We are keeping the area clean and tidy and are aiming to install some plants and window boxes to make the area more beautifull and attractive.
We are keeping the main access way very clear to your doorstep all times.
We have trained health and safety managers who are monitoring the situation.

We politely ask you to meet with us to discuss matters of great national importance such as the housing crisis which we feel your sec144 is exacerbating.
We would like to invite you to spend a few nights camped out with some of your homeless constituents to discuss these and many other issues,over a cup of tea, in an atmosphere of co-operative democratic discussion.

Having been ignored by your so called democratic public consultation, we have taken this act of peacefull protest to facilitate direct discussion and to stimulate the debate in the national media.

We are, having met with you and shared our views with each other,and some of our conditions met, happy to discuss an end date to our protest in a reasonable and proportionate manner without recourse to the law.
We hope to avoid unnecessary court time and expense.
We shall be advised in all the matters by our good friends Bindmans solicitors.

Looking forward to a discussion of solutions to the housing crisis that we can all work towards together.

Yours sincerely

Phoenix
Daniel
Mordecai
Petra
Peter
Graham
Dom
Mark
Bohemia Caretakers

Not backing Boris: the Bohemian occupiers of Margaret Thatcher House

One of the occupiers is Mordechai, a former director of the Jewish theatre of Budapest, who explained to Mrs Angry that he has been celebrating the first night of Chanukah, a festival of lights, but also commemorating an uprising against oppression. It seems a suitable festival to re-enact, in the circumstances. 

 Ma'oz Tzur, occupy style

And as Mrs Angry pointed out to Phoenix, even the Pope has made a point of speaking out yesterday on behalf of the plight of the homeless and dispossessed in a papal 'exhortation' issued yesterday:


No to an economy of exclusion


53. Just as the commandment “Thou shalt not kill” sets a clear limit in order to safeguard the value of human life, today we also have to say “thou shalt not” to an economy of exclusion and inequality. Such an economy kills. How can it be that it is not a news item when an elderly homeless person dies of exposure, but it is news when the stock market loses two points? This is a case of exclusion. Can we continue to stand by when food is thrown away while people are starving? This is a case of inequality. Today everything comes under the laws of competition and the survival of the fittest, where the powerful feed upon the powerless. As a consequence, masses of people find themselves excluded and marginalized: without work, without possibilities, without any means of escape.

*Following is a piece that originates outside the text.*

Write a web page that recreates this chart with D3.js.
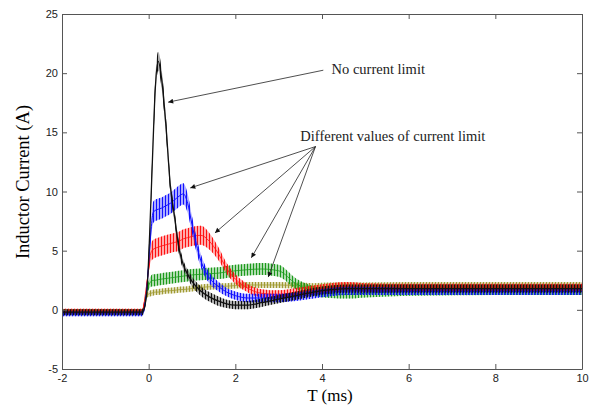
<!DOCTYPE html>
<html>
<head>
<meta charset="utf-8">
<script src="https://cdn.jsdelivr.net/npm/d3@7"></script>
<style>
body { margin: 0; background: #fff; }
</style>
</head>
<body>
<svg id="chart" width="592" height="405"></svg>
<script>
// time axis (ms), shared by every trace
var tms = [-2, -0.15, -0.05, 0.05, 0.1, 0.15, 0.22, 0.3, 0.4, 0.5, 0.6, 0.7, 0.8, 0.9, 1.0,
           1.2, 1.4, 1.6, 1.8, 2.0, 2.3, 2.6, 3.0, 3.4, 3.8, 4.2, 4.6, 5.0, 6, 8, 10];

// inductor current (A), middle of the ripple band
var iNoLimit = [-0.2, -0.2, 1.2, 9, 14, 18.5, 21, 19.5, 15.5, 10.5, 7.8, 5.2, 3.8, 3.0, 2.4,
                1.6, 1.1, 0.75, 0.5, 0.4, 0.4, 0.6, 0.9, 1.2, 1.5, 1.7, 1.8, 1.8, 1.8, 1.8, 1.8];
var iLimit1 = [-0.35, -0.35, 1.5, 6.5, 8.2, 8.4, 8.5, 8.6, 8.8, 9.0, 9.3, 9.6, 9.8, 9.0, 7.2,
               4.2, 2.7, 2.0, 1.5, 1.2, 1.0, 1.0, 1.0, 1.1, 1.3, 1.5, 1.6, 1.6, 1.55, 1.55, 1.55];
var iLimit2 = [-0.1, -0.1, 2.0, 4.8, 5.1, 5.2, 5.3, 5.4, 5.5, 5.6, 5.7, 5.8, 6.0, 6.1, 6.2,
               6.3, 5.8, 4.8, 3.5, 2.6, 1.8, 1.4, 1.3, 1.5, 1.7, 1.9, 2.0, 1.9, 1.85, 1.85, 1.85];
var iLimit3 = [-0.2, -0.2, 1.5, 2.4, 2.5, 2.5, 2.55, 2.6, 2.65, 2.7, 2.75, 2.8, 2.85, 2.9, 2.95,
               3.0, 3.05, 3.1, 3.2, 3.3, 3.4, 3.45, 3.3, 2.2, 1.6, 1.35, 1.3, 1.4, 1.55, 1.6, 1.6];
var iLimit4 = [-0.15, -0.15, 1.2, 1.4, 1.45, 1.5, 1.5, 1.55, 1.6, 1.62, 1.65, 1.7, 1.72, 1.75, 1.8,
               1.9, 1.95, 2.0, 2.0, 2.05, 2.1, 2.1, 2.1, 2.05, 2.0, 2.0, 2.0, 2.0, 2.05, 2.05, 2.05];

// half height of the switching ripple (A)
var rNoLimit = [0.25, 0.25, 0.3, 0.6, 0.7, 0.8, 0.8, 0.8, 0.7, 0.6, 0.5, 0.5, 0.4, 0.4, 0.4,
                0.4, 0.4, 0.4, 0.35, 0.35, 0.35, 0.35, 0.35, 0.35, 0.35, 0.35, 0.35, 0.35, 0.35, 0.35, 0.35];
var rLimit1 = [0.2, 0.2, 0.3, 0.7, 0.9, 0.9, 0.9, 0.9, 0.9, 0.9, 0.9, 0.9, 0.9, 0.8, 0.7,
               0.55, 0.45, 0.4, 0.35, 0.35, 0.35, 0.35, 0.35, 0.35, 0.35, 0.35, 0.35, 0.35, 0.3, 0.3, 0.3];
var rLimit2 = [0.2, 0.2, 0.3, 0.7, 0.8, 0.8, 0.8, 0.8, 0.8, 0.8, 0.8, 0.8, 0.8, 0.8, 0.8,
               0.8, 0.7, 0.55, 0.45, 0.4, 0.35, 0.35, 0.35, 0.35, 0.35, 0.35, 0.35, 0.35, 0.35, 0.35, 0.35];
var rLimit3 = [0.2, 0.2, 0.3, 0.45, 0.5, 0.5, 0.5, 0.5, 0.5, 0.5, 0.5, 0.5, 0.5, 0.5, 0.5,
               0.5, 0.5, 0.5, 0.5, 0.5, 0.5, 0.5, 0.5, 0.45, 0.4, 0.35, 0.35, 0.35, 0.35, 0.35, 0.35];
var rLimit4 = [0.2, 0.2, 0.2, 0.25, 0.25, 0.25, 0.25, 0.25, 0.25, 0.25, 0.25, 0.25, 0.25, 0.25, 0.25,
               0.25, 0.25, 0.25, 0.25, 0.25, 0.25, 0.25, 0.25, 0.25, 0.25, 0.3, 0.3, 0.3, 0.3, 0.3, 0.3];

var xTicks = [-2, 0, 2, 4, 6, 8, 10];
var yTicks = [-5, 0, 5, 10, 15, 20, 25];

// drawn bottom to top
var traces = [
    {id: "l4", col: "#a09a32", mid: iLimit4, rip: rLimit4, w: 0.8},
    {id: "l3", col: "#1c9a1c", mid: iLimit3, rip: rLimit3, w: 0.8},
    {id: "l2", col: "#ff1010", mid: iLimit2, rip: rLimit2, w: 0.8},
    {id: "l1", col: "#1010ff", mid: iLimit1, rip: rLimit1, w: 1},
    {id: "nl", col: "#111111", mid: iNoLimit, rip: rNoLimit, w: 1.3}
];

// arrow annotations, in data units
var noteNoLimit = {text: "No current limit", x: 4.22, y: 19.9,
                   from: [4.03, 20.25], to: [[0.45, 17.55]]};
var noteLimits = {text: "Different values of current limit", x: 3.5, y: 14.25,
                  from: [3.85, 13.8], to: [[0.96, 10.3], [1.53, 6.5], [2.37, 4.4], [2.76, 2.77]]};

var svg = d3.select("#chart");
var L = 62, R = 582, T = 14, B = 369;

var x = d3.scaleLinear().domain([-2, 10]).range([L, R]);
var y = d3.scaleLinear().domain([-5, 25]).range([B, T]);

var defs = svg.append("defs");
defs.append("clipPath").attr("id", "plotclip")
    .append("rect").attr("x", L).attr("y", T).attr("width", R - L).attr("height", B - T);

// vertical hatch = the dense ripple of each trace
traces.forEach(function (s, k) {
    var p = defs.append("pattern").attr("id", "rip_" + s.id)
        .attr("patternUnits", "userSpaceOnUse")
        .attr("width", 3).attr("height", 8)
        .attr("patternTransform", "translate(" + (k % 3) + ",0)");
    p.append("rect").attr("width", 1).attr("height", 8).attr("fill", s.col);
});

var plot = svg.append("g").attr("clip-path", "url(#plotclip)");

traces.forEach(function (s) {
    var pts = tms.map(function (t, i) { return {t: t, m: s.mid[i], r: s.rip[i]}; });
    var band = d3.area()
        .x(function (d) { return x(d.t); })
        .y0(function (d) { return y(d.m - d.r); })
        .y1(function (d) { return y(d.m + d.r); })
        .curve(d3.curveMonotoneX);
    var mid = d3.line()
        .x(function (d) { return x(d.t); })
        .y(function (d) { return y(d.m); })
        .curve(d3.curveMonotoneX);
    plot.append("path").datum(pts).attr("d", band)
        .attr("fill", s.col).attr("fill-opacity", 0.35);
    plot.append("path").datum(pts).attr("d", band)
        .attr("fill", "url(#rip_" + s.id + ")");
    plot.append("path").datum(pts).attr("d", mid)
        .attr("fill", "none").attr("stroke", s.col).attr("stroke-width", s.w);
});

// axes, ticks pointing inward on all four sides
function plain(d) { return String(d); }
function styleAxis(g) {
    g.select(".domain").attr("stroke", "#555");
    g.selectAll(".tick line").attr("stroke", "#555");
    g.selectAll(".tick text").attr("fill", "#222")
        .style("font-family", "'Liberation Sans', Arial, sans-serif").style("font-size", "11px");
}
svg.append("g").attr("transform", "translate(0," + B + ")")
    .call(d3.axisBottom(x).tickValues(xTicks).tickFormat(plain).tickSizeInner(-5).tickSizeOuter(0).tickPadding(5))
    .call(styleAxis);
svg.append("g").attr("transform", "translate(0," + T + ")")
    .call(d3.axisTop(x).tickValues(xTicks).tickSizeInner(-5).tickSizeOuter(0).tickFormat(""))
    .call(styleAxis);
svg.append("g").attr("transform", "translate(" + L + ",0)")
    .call(d3.axisLeft(y).tickValues(yTicks).tickFormat(plain).tickSizeInner(-5).tickSizeOuter(0).tickPadding(4))
    .call(styleAxis);
svg.append("g").attr("transform", "translate(" + R + ",0)")
    .call(d3.axisRight(y).tickValues(yTicks).tickSizeInner(-5).tickSizeOuter(0).tickFormat(""))
    .call(styleAxis);

svg.append("text").attr("x", 330).attr("y", 401).attr("text-anchor", "middle")
    .style("font-family", "'Liberation Serif', 'Times New Roman', serif").style("font-size", "17px")
    .text("T (ms)");
svg.append("text").attr("transform", "translate(29," + 182 + ") rotate(-90)")
    .attr("text-anchor", "middle")
    .style("font-family", "'Liberation Serif', 'Times New Roman', serif").style("font-size", "18.5px")
    .text("Inductor Current (A)");

// annotations
defs.append("marker").attr("id", "head").attr("viewBox", "0 0 10 10")
    .attr("refX", 10).attr("refY", 5).attr("markerWidth", 7).attr("markerHeight", 5)
    .attr("orient", "auto").attr("markerUnits", "userSpaceOnUse")
    .append("path").attr("d", "M0,0L10,5L0,10z").attr("fill", "#111");

[noteNoLimit, noteLimits].forEach(function (n) {
    n.to.forEach(function (p) {
        svg.append("line")
            .attr("x1", x(n.from[0])).attr("y1", y(n.from[1]))
            .attr("x2", x(p[0])).attr("y2", y(p[1]))
            .attr("stroke", "#222").attr("stroke-width", 0.8)
            .attr("marker-end", "url(#head)");
    });
    svg.append("text").attr("x", x(n.x)).attr("y", y(n.y))
        .style("font-family", "'Liberation Serif', 'Times New Roman', serif").style("font-size", "14.5px")
        .attr("fill", "#222")
        .text(n.text);
});
</script>
</body>
</html>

Here is the testing point then, in the story of the occupation of Margaret Thatcher House. Who will win? The rule of might, and the interests of the powerful, or the voice of the excluded, and dispossessed?

Mrs Angry would suggest that Mr Freer accepts the invitation of the occupiers, and spends a night out in the cold, and demonstrates that he does have sympathies for those constituents beyond the boundaries of Hampstead Garden Suburb. 

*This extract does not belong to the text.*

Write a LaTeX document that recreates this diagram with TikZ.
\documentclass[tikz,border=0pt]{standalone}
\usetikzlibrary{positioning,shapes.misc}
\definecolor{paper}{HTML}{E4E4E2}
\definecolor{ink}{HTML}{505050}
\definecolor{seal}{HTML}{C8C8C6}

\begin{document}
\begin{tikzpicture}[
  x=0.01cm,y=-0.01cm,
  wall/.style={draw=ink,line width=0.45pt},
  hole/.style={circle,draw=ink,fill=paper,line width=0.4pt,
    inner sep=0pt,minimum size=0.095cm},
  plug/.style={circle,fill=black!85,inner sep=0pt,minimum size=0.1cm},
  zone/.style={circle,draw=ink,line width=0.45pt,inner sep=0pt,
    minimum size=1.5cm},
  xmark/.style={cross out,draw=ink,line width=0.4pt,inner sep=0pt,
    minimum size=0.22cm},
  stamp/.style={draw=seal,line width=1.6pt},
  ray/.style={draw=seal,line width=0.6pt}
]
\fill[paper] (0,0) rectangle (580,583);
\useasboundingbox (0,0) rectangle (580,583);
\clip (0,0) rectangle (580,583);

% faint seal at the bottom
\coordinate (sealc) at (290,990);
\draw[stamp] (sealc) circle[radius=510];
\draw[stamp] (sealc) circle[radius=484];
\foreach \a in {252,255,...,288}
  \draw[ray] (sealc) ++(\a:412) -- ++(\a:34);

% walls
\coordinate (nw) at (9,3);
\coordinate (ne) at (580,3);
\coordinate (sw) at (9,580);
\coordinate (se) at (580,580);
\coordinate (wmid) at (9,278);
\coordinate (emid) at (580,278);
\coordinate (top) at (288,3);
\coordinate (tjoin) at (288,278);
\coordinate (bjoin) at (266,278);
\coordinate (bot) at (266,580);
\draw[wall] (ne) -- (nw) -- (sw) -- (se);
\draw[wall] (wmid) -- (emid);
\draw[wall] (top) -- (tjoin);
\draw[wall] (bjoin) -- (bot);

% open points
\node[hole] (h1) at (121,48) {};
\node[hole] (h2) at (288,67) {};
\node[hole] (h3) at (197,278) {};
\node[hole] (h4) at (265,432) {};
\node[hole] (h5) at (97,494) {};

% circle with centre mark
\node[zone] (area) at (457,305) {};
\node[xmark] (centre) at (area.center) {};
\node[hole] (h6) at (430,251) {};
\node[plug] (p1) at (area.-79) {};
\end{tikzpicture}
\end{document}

Leaving Margaret Thatcher House and wandering up the road to North Finchley, Mrs Angry bumped into a local sympathiser who was taking some coffee and food to the occupiers. He commented that he had enjoyed the previous post, and the psychogeographical references. He was himself, he confessed, a former Situationist. Of course. This is Broken Barnet: the streets of are full of them.

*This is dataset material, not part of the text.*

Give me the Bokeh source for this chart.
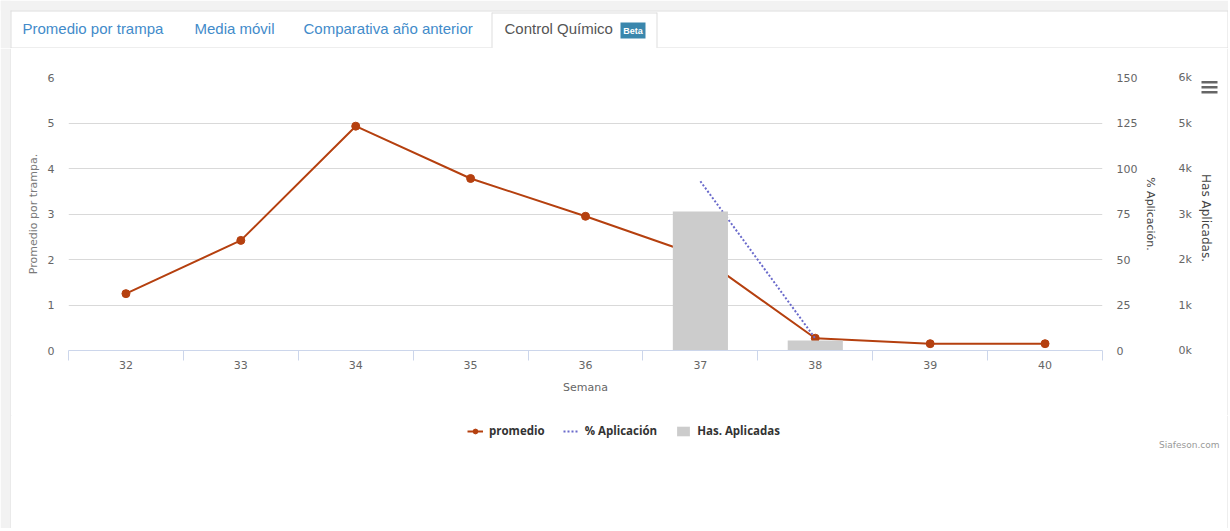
import math
from bokeh.plotting import figure
from bokeh.models import (Range1d, LinearAxis, FixedTicker, Legend, LegendItem)
from bokeh.layouts import column, row
from bokeh.embed import file_html
from bokeh.resources import INLINE
from bokeh.core.properties import value

# ---------------- data ----------------
weeks = [32, 33, 34, 35, 36, 37, 38, 39, 40]
promedio = [1.25, 2.42, 4.93, 3.78, 2.95, 2.07, 0.27, 0.15, 0.15]
aplic_weeks = [37, 38]
pct_aplicacion = [93, 6.6]
has_weeks = [37, 38]
has_aplicadas = [3055, 220]
left_ticks = [0, 1, 2, 3, 4, 5, 6]
pct_ticks = [0, 25, 50, 75, 100, 125, 150]
has_ticks = [0, 1000, 2000, 3000, 4000, 5000, 6000]
has_tick_labels = ["0k", "1k", "2k", "3k", "4k", "5k", "6k"]
tabs = ["Promedio por trampa", "Media móvil", "Comparativa año anterior", "Control Químico"]
series_names = ["promedio", "% Aplicación", "Has. Aplicadas"]

RED = "#b5400f"
PURPLE = "#6a6acb"
GRAYBAR = "#cccccc"
BORDER = "#dddddd"
OUTER = "#f2f2f2"
FONT = "DejaVu Sans"


def pixel_fig(x0, x1, y0, y1):
    """A helper figure whose frame fills its canvas, with page-pixel ranges."""
    f = figure(width=x1 - x0, height=y1 - y0, x_range=Range1d(x0, x1), y_range=Range1d(y1, y0),
               output_backend="svg", toolbar_location=None, min_border=0,
               x_axis_location=None, y_axis_location=None, title=None)
    f.grid.visible = False
    f.outline_line_color = None
    f.background_fill_color = "white"
    f.border_fill_color = "white"
    return f


# ---------------- tab bar ----------------
tf = pixel_fig(0, 1228, 0, 48)
tf.quad(left=[0, 0], right=[1228, 10], top=[0, 0], bottom=[10, 48],
        fill_color=OUTER, line_color=None)
tf.segment(x0=[10, 10.5, 10, 657, 491.5, 491.5, 656.5, 1227.5],
           y0=[10.5, 10, 47.5, 47.5, 12, 12.5, 12, 10],
           x1=[1228, 10.5, 491, 1228, 491.5, 656.5, 656.5, 1227.5],
           y1=[10.5, 48, 47.5, 47.5, 48, 12.5, 48, 48],
           line_color=BORDER, line_width=1)
tf.text(x=[22, 194, 303], y=[28, 28, 28], text=tabs[:3],
        text_font=value("Liberation Sans"), text_font_size="15px",
        text_color="#428bca", text_baseline="middle", text_align="left")
tf.text(x=[504], y=[28], text=tabs[3:],
        text_font=value("Liberation Sans"), text_font_size="15px",
        text_color="#555555", text_baseline="middle", text_align="left")
tf.quad(left=[620], right=[645], top=[22], bottom=[38], fill_color="#3a87ad", line_color=None)
tf.text(x=[632.5], y=[30.5], text=["Beta"], text_font=value("Liberation Sans"),
        text_font_size="9px", text_font_style="bold", text_color="white",
        text_baseline="middle", text_align="center")

# ---------------- left panel border strip ----------------
strip = pixel_fig(0, 11, 48, 528)
strip.quad(left=[0], right=[10], top=[48], bottom=[528], fill_color=OUTER, line_color=None)
strip.segment(x0=[10.5], y0=[48], x1=[10.5], y1=[528], line_color=BORDER, line_width=1)

# ---------------- main chart ----------------
p = figure(width=1187, height=367, x_range=Range1d(31.5, 40.5), y_range=Range1d(0, 6),
           output_backend="svg", toolbar_location=None, title=None,
           min_border_left=57, min_border_right=96, min_border_top=29, min_border_bottom=65)
p.extra_y_ranges = {"pct": Range1d(0, 150), "has": Range1d(0, 6000)}
p.outline_line_color = None
p.background_fill_color = "white"
p.border_fill_color = "white"

r_line = p.line(weeks, promedio, line_color=RED, line_width=2)
r_pts = p.scatter(weeks, promedio, size=8, fill_color=RED, line_color=RED)
r_pct = p.line(aplic_weeks, pct_aplicacion, y_range_name="pct", line_color=PURPLE,
               line_width=2, line_dash="2 2")
r_bar = p.vbar(x=has_weeks, top=has_aplicadas, width=0.48, y_range_name="has",
               fill_color=GRAYBAR, line_color=None)

p.xgrid.visible = False
p.ygrid.ticker = FixedTicker(ticks=left_ticks)
p.ygrid.grid_line_color = "#d9d9d9"

boundaries = [w - 0.5 for w in weeks] + [weeks[-1] + 0.5]
xa = p.xaxis[0]
xa.ticker = FixedTicker(ticks=weeks, minor_ticks=boundaries)
xa.axis_line_color = "#ccd6eb"
xa.major_tick_line_color = None
xa.major_tick_in = 0
xa.major_tick_out = 0
xa.minor_tick_line_color = "#ccd6eb"
xa.minor_tick_in = 0
xa.minor_tick_out = 10
xa.major_label_standoff = 0
xa.axis_label = "Semana"
xa.axis_label_standoff = 9
xa.axis_label_text_color = "#666666"

ya = p.yaxis[0]
ya.ticker = FixedTicker(ticks=left_ticks)
ya.axis_label = "Promedio por trampa."
ya.major_label_standoff = 14
ya.axis_label_standoff = 5
ya.axis_label_text_color = "#7a7a7a"

ax_pct = LinearAxis(y_range_name="pct", ticker=FixedTicker(ticks=pct_ticks),
                    axis_label="% Aplicación.", major_label_standoff=14,
                    axis_label_standoff=4)
ax_has = LinearAxis(y_range_name="has", ticker=FixedTicker(ticks=has_ticks),
                    major_label_standoff=18,
                    major_label_overrides=dict(zip(has_ticks, has_tick_labels)))
p.add_layout(ax_pct, "right")
p.add_layout(ax_has, "right")
ax_pct.axis_label_text_color = "#444444"

for ax in (ya, ax_pct, ax_has):
    ax.axis_line_color = None
    ax.major_tick_line_color = None
    ax.minor_tick_line_color = None
    ax.major_tick_in = 0
    ax.major_tick_out = 0
for ax in (xa, ya, ax_pct, ax_has):
    ax.major_label_text_font = FONT
    ax.major_label_text_font_size = "11px"
    ax.major_label_text_color = "#666666"
    ax.axis_label_text_font = FONT
    ax.axis_label_text_font_size = "11px"
    ax.axis_label_text_font_style = "normal"

# ---------------- right strip: second axis title + menu icon ----------------
rf = pixel_fig(1198, 1228, 48, 415)
rf.text(x=[1205], y=[217.5], text=["Has Aplicadas."], angle=-math.pi / 2,
        text_font=value(FONT), text_font_size="12px", text_color="#444444",
        text_align="center", text_baseline="middle")
rf.quad(left=[1201, 1201, 1201], right=[1217, 1217, 1217],
        top=[80.5, 85.5, 90.5], bottom=[83, 88, 93], fill_color="#666666", line_color=None)
rf.segment(x0=[1227.5], y0=[48], x1=[1227.5], y1=[415], line_color=BORDER)

# ---------------- bottom strip: legend + credits ----------------
bf = pixel_fig(11, 1228, 415, 528)
off = [-1000, -999]  # legend proxies kept outside the visible strip
l1 = bf.line(off, off, line_color=RED, line_width=2)
l2 = bf.scatter(off, off, size=8, fill_color=RED, line_color=RED)
l3 = bf.line(off, off, line_color=PURPLE, line_width=2, line_dash="2 2")
l4 = bf.vbar(x=off, top=off, width=0.5, fill_color=GRAYBAR, line_color=None)
legend = Legend(items=[LegendItem(label=series_names[0], renderers=[l1, l2]),
                       LegendItem(label=series_names[1], renderers=[l3]),
                       LegendItem(label=series_names[2], renderers=[l4])],
                orientation="horizontal", location=(456, 90), padding=0, margin=0,
                spacing=18, glyph_width=16, glyph_height=12, label_standoff=6,
                label_height=12, border_line_color=None, background_fill_alpha=0,
                label_text_font="Open Sans", label_text_font_size="11.5px",
                label_text_font_style="bold", label_text_color="#333333")
bf.add_layout(legend)
bf.text(x=[1219], y=[444], text=["Siafeson.com"], text_font=value(FONT),
        text_font_size="9px", text_color="#999999", text_align="right",
        text_baseline="middle")
bf.segment(x0=[1227.5], y0=[415], x1=[1227.5], y1=[528], line_color=BORDER)

layout = column(tf, row(strip, column(row(p, column(rf)), bf)))
open("out.html", "w").write(file_html(layout, INLINE))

And here in Finchley, in November 2013, we have the spiritual home of Conservatism, where now,  in the grip of this heartless government, we see the battleground of a war we are only just beginning to understand: the fight for the heart and soul of something whose very existence Margaret Thatcher denied: society, community, call it what you will - we want it back, and if it doesn't really exist anymore, we will have to re-invent it, won't we?